For deeper tuning, consult the official Tesseract documentation and the OpenCV-Python tutorials.

4. Parse tokens into a timezone-aware base date

OCR text is inert until it is normalized into structured fields. Patent offices use inconsistent date formats and jurisdictional prefixes, so parsing loads the per-office rules and always produces a timezone-aware UTC datetime — never a naive one that silently assumes the server locale.

import re
from datetime import datetime
from zoneinfo import ZoneInfo

def parse_action_date(text: str, office_tz: str) -> datetime | None:
    """Extract a mail/communication date and normalize it to UTC.

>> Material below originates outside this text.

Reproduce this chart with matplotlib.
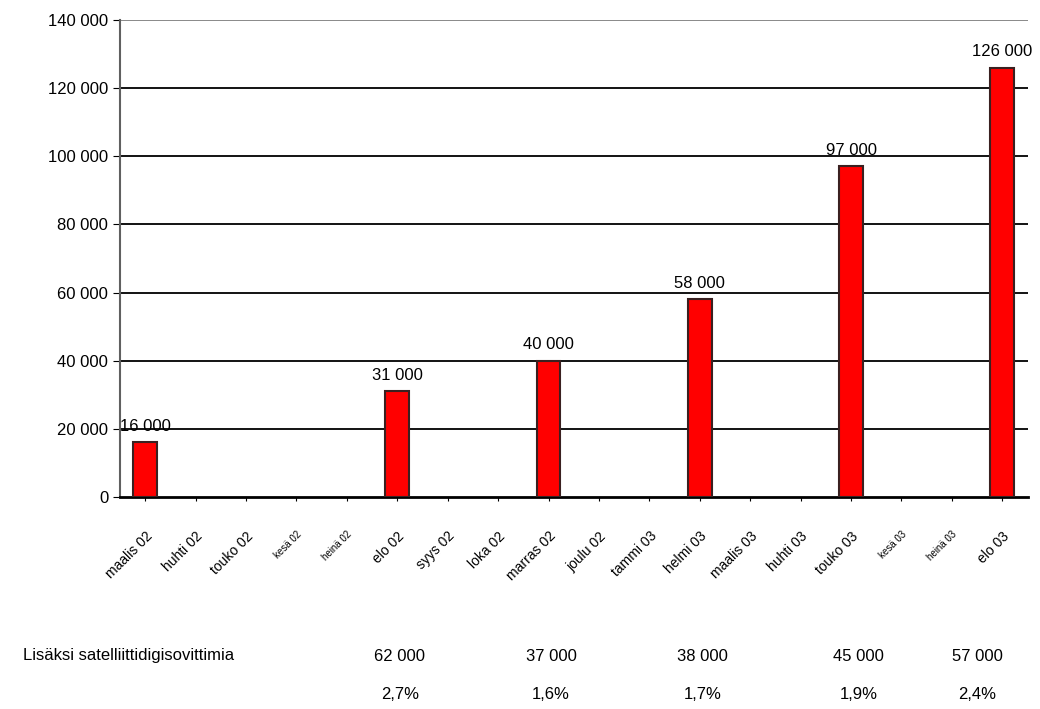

    The document's local timezone is supplied per-office (e.g. America/New_York
    for USPTO); the result is timezone-aware UTC for storage.
    """
    match = re.search(r"\b(\d{2})/(\d{2})/(\d{4})\b", text)
    if not match:
        return None
    month, day, year = (int(g) for g in match.groups())
    local = datetime(year, month, day, tzinfo=ZoneInfo(office_tz))
    return local.astimezone(ZoneInfo("UTC"))

API Contract & Schema

Extracted fields cross into the docketing database only through a strict Pydantic v2 model that enforces jurisdiction-aware format checks, a confidence floor, and provenance. The model also derives the idempotency key and audit hash the ledger requires.

import hashlib
import re
from datetime import datetime, timezone
from pydantic import BaseModel, Field, computed_field, field_validator

class OcrDocketEntry(BaseModel):
    document_id: str                      # UUID from register_source()
    file_hash: str                        # SHA-256 of the original raster
    application_number: str
    document_type: str
    action_date: datetime                 # timezone-aware UTC
    response_deadline: datetime | None = None
    jurisdiction: str
    confidence_score: float = Field(..., ge=0.0, le=100.0)
    raw_text_snippet: str

    @field_validator("application_number")
    @classmethod
    def check_app_number(cls, v: str) -> str:
        # USPTO legacy serial format (37 CFR 1.5), e.g. 10/123,456.
        if not re.match(r"^(0[89]|1[0-7])/\d{3},\d{3}$", v.strip()):
            raise ValueError("application_number fails USPTO legacy format")
        return v.strip()

    @field_validator("action_date", "response_deadline")
    @classmethod
    def require_aware_utc(cls, v: datetime | None) -> datetime | None:
        if v is not None and v.tzinfo != timezone.utc:
            raise ValueError("dates must be timezone-aware UTC")
        return v

    @computed_field  # type: ignore[prop-decorator]
    @property
    def idempotency_key(self) -> str:
        # Same key as the live-API path: source + app number + event + base date.
        basis = f"ocr|{self.jurisdiction}|{self.application_number}|"
        basis += f"{self.document_type}|{self.action_date.isoformat()}"
        return hashlib.sha256(basis.encode()).hexdigest()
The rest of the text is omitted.